Ignatieff is claiming here that a noble term which was supposed to uphold an ideal of universal justice, the kind that safeguards the equity and inviolability of all human beings, has been devalued by the likes of Amnesty and HRW to the point where it is nearly worthless. The cynicism of politicizing an ethical principle can only lead to legitimized exceptionalism, which means quite simply discrimination. And the crime of discrimination in the case cited by Charles Jacobs is two-edged: Discriminating against the victims of the neglected causes for whom no redress is available through their own systems of justice, and discriminating against those Amnesty does choose to shame disproportionately in its reports.

I no longer take these organizations to work for human rights, but only for selective groups within the human race deemed worthy of helping. Hassan Bility's successful deliverance from jail can always be flaunted by these organizations by way of deflecting criticism from their profound partisanship. But for each Bility, there are thousands of men and women languishing in jails for crimes they have never committed, for transgressing some social taboo like adultery or homosexuality. There are young girls whose genitals are mutilated, there are "honour" killings sanctioned by governments, etc etc . We all know what the list is.

Amnesty's concentration on the West's human rights abuses objectively promotes human rights abuses in other countries. This is elementary logic. The organization has only a limited amount of resources, which it chooses to invest in scrutinizing the least abusive and most transparent administrations. If they are not working relentlessly to relieve the misery and suffering of the truly oppressed, they are effectively against them.

Why do they choose these priorities? Maybe because it is so much easier, and much more comfortable to work in a Western country with running water, uninterrupted supply of electiricity, law and order?

The Left and far-Left agenda, using Jacobs' categories, is the most decisive quality evidenced by AI and similarly aligned orgs. The "no priorities" and "no standards" problems are a result of that far more basic problem, a problem which can be broadly conceived along Gramscian lines, even if we are now long in the wake of those primary, "long march through the institutions" initiatives. Iow, there are priorities and there are standards, but they are priorities and standards that are consonant with decidedly Leftist ideological conceptions, assumptions and dispositions.

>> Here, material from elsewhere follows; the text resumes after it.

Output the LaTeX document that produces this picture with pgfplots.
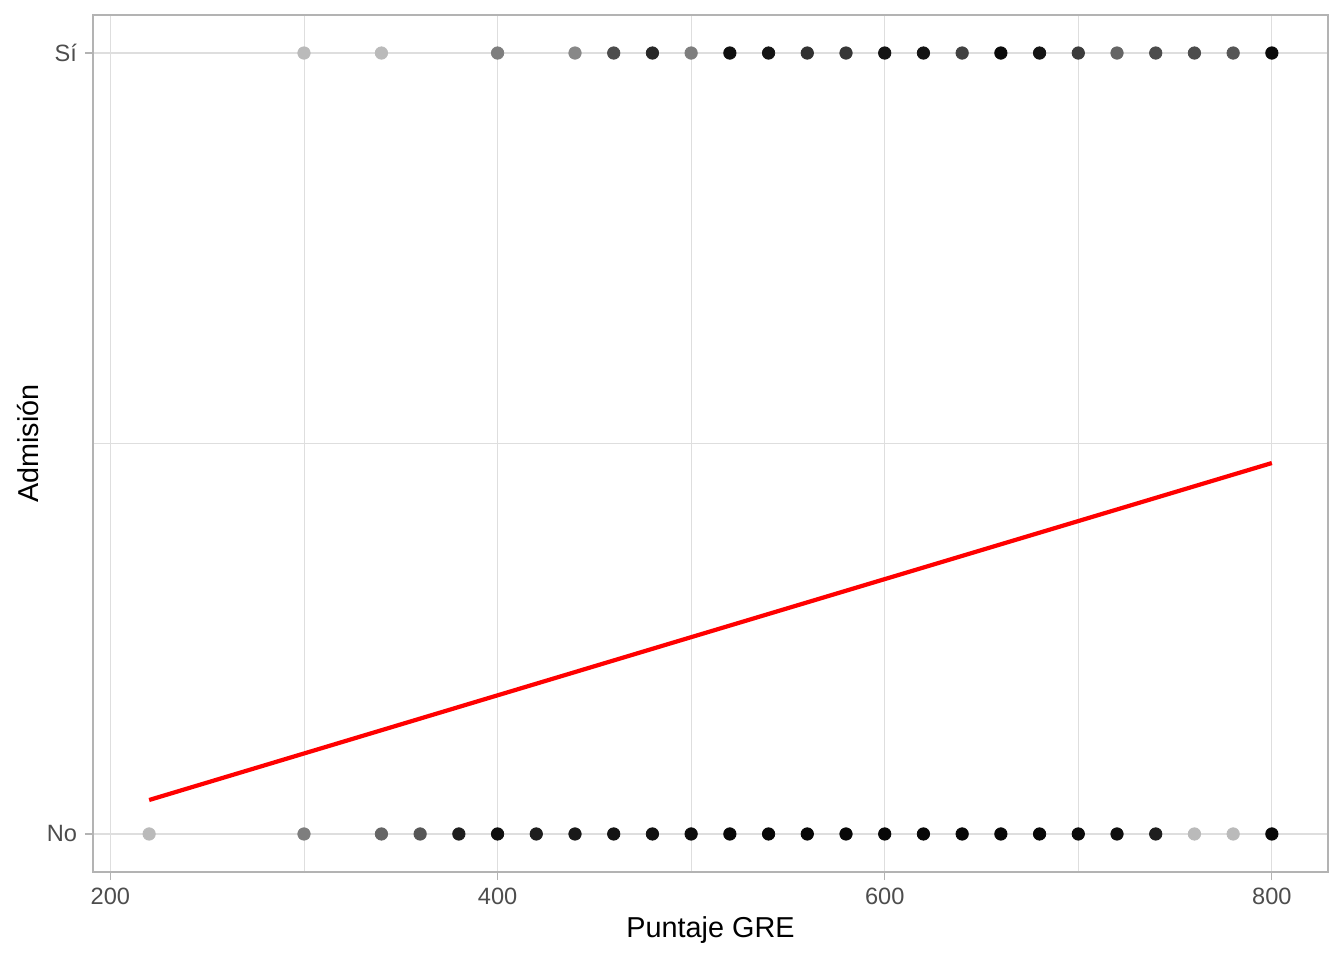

A comparison contrasting AI's agendas vis-a-vis North Korea and the U.S. is perhaps even more telling of the problem Jacobs is addressing.

As long as the Gramscian and now late-Gramscian Left remained comfortable and cossetted within the West's safety nets - their social/political structures and economic vitality - such stark incongruities could generally go unnoticed, certainly so to the casual observer but to others as well who thrive on moral outrage but who fail to plumb some issues and problems more deeply. (Which is not to suggest throwing out the baby with the bath water.) But the post-9/11 atmosphere, where all viewpoints and assumptions and institutions have been shaken at foundational levels, has exposed those pre-existing incongruities for all the world to see. Even if that assummes it chooses to see in the first place.